There have been a lot of posts and ads about giving thanks, especially now that the Thanksgiving holiday week has started. In general, this time of year is one meant to be filled with joy and positivity, sharing events with loved ones and making memories.
It can be difficult to have these feelings however, especially for those with mental illnesses. This in addition to the stressors that can pop up during the season, particularly if relationships with family members can be tense, finances can be an issue, or social anxiety spikes with the increase of shopping crowds and relatives (and not to mention feeling conflicted about the history of the holiday too). While it’s meant to be celebrated, it’s hard for some to be positive during this time of year, especially if they feel like they need to meet these exciting, celebratory expectations.

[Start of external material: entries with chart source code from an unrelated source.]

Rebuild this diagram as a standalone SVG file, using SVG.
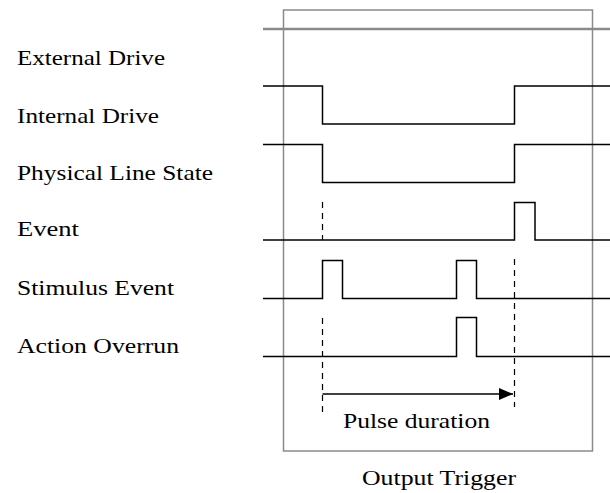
<svg xmlns="http://www.w3.org/2000/svg" width="610" height="493" viewBox="0 0 610 493">
<style>
.lbl{font-family:"Liberation Serif","Times New Roman",serif;font-size:21px;fill:#000}
.sig{fill:none;stroke:#000;stroke-width:1.5}
.dash{fill:none;stroke:#000;stroke-width:1.2;stroke-dasharray:6,5}
</style>
<defs>
<marker id="ah" markerWidth="14" markerHeight="12" refX="14" refY="6" orient="auto" markerUnits="userSpaceOnUse">
<path d="M0,0 L14,6 L0,12 Z" fill="#000"/>
</marker>
</defs>
<rect width="610" height="493" fill="#fff"/>
<g id="frame">
<rect x="283.5" y="10" width="309" height="441" fill="none" stroke="#8a8a8a" stroke-width="1.5"/>
</g>
<g id="external-drive">
<text class="lbl" x="17" y="65" textLength="148" lengthAdjust="spacingAndGlyphs">External Drive</text>
<line x1="263" y1="29" x2="610" y2="29" stroke="#8a8a8a" stroke-width="2.5"/>
</g>
<g id="internal-drive">
<text class="lbl" x="17" y="123" textLength="142" lengthAdjust="spacingAndGlyphs">Internal Drive</text>
<path class="sig" d="M263,86 H322.5 V124 H514.5 V86 H610"/>
</g>
<g id="physical-line-state">
<text class="lbl" x="17" y="180" textLength="196" lengthAdjust="spacingAndGlyphs">Physical Line State</text>
<path class="sig" d="M263,144.5 H322.5 V182.5 H514.5 V144.5 H610"/>
</g>
<g id="event">
<text class="lbl" x="17" y="236" textLength="62" lengthAdjust="spacingAndGlyphs">Event</text>
<path class="sig" d="M263,240 H514.5 V202.5 H535 V240 H610"/>
</g>
<g id="stimulus-event">
<text class="lbl" x="17" y="295" textLength="157" lengthAdjust="spacingAndGlyphs">Stimulus Event</text>
<path class="sig" d="M263,298.5 H322.5 V260.5 H342.5 V298.5 H456.5 V260.5 H476.5 V298.5 H610"/>
</g>
<g id="action-overrun">
<text class="lbl" x="17" y="353" textLength="162" lengthAdjust="spacingAndGlyphs">Action Overrun</text>
<path class="sig" d="M263,356.5 H456.5 V317.5 H476.5 V356.5 H610"/>
</g>
<g id="connectors">
<line class="dash" x1="322.5" y1="202" x2="322.5" y2="240"/>
<line class="dash" x1="322.5" y1="318" x2="322.5" y2="414"/>
<line class="dash" x1="514.5" y1="259" x2="514.5" y2="407"/>
<line x1="322.5" y1="394" x2="513" y2="394" stroke="#000" stroke-width="1.5" marker-end="url(#ah)"/>
</g>
<g id="pulse-duration">
<text class="lbl" x="343" y="428" textLength="147" lengthAdjust="spacingAndGlyphs">Pulse duration</text>
</g>
<g id="output-trigger">
<text class="lbl" x="362" y="485" textLength="154" lengthAdjust="spacingAndGlyphs">Output Trigger</text>
</g>
</svg>
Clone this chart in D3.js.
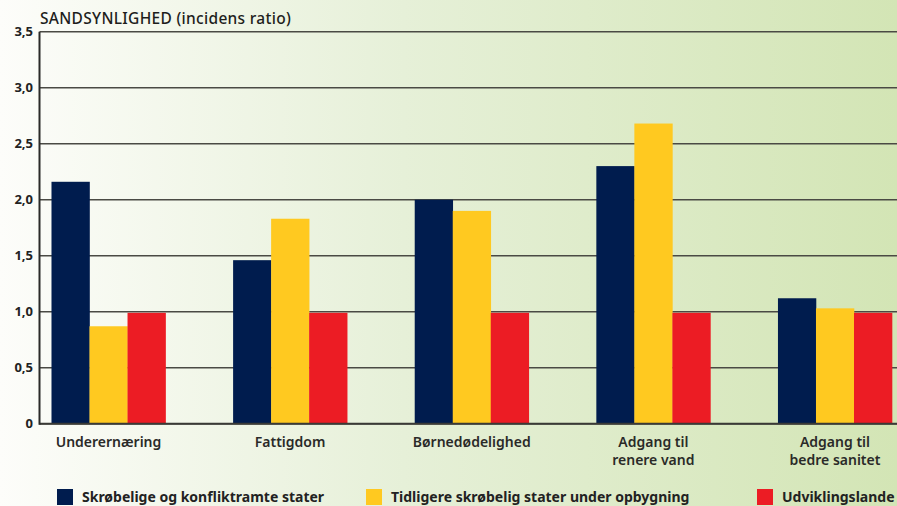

Positivity is an individual feeling, and can still be experienced, but just in different ways. If you or your child find yourselves having a hard time experiencing Thanksgiving the way it’s “meant” to be celebrated, you can still find ways to enjoy the break for yourself. The Huffington Post, for example, has a few simple strategies specifically for staying positive for Thanksgiving. These include thinking about personal things that you’re grateful for, using “Let It Go” meditation, and incorporating positive thinking in your daily routine.
There are other ways to find ways to cope with mental illness and negativity during the week too. Sometimes all you need is those few days off to recharge, whether it be meeting up with old friends or catching up on a show. If you’re able to, now’s the perfect time for some retail therapy, or maybe you find cooking and baking to be therapeutic (whether it’s to help with Thanksgiving dinner or to have it just for yourself).
If you’re still looking and want to seek for more advice about dealing with these feelings over the week, PsychCentral has a page specifically about the topic, with different linked articles relating to different issues. Ultimately, you can enjoy Thanksgiving and celebrate it – you get some days off from school and there’s a chance of good food in some way – but there are other ways to find enjoyment in your own way too.
What are you doing for Thanksgiving? Do you think it can be difficult to be happy during the season? What do you to to relax over the break?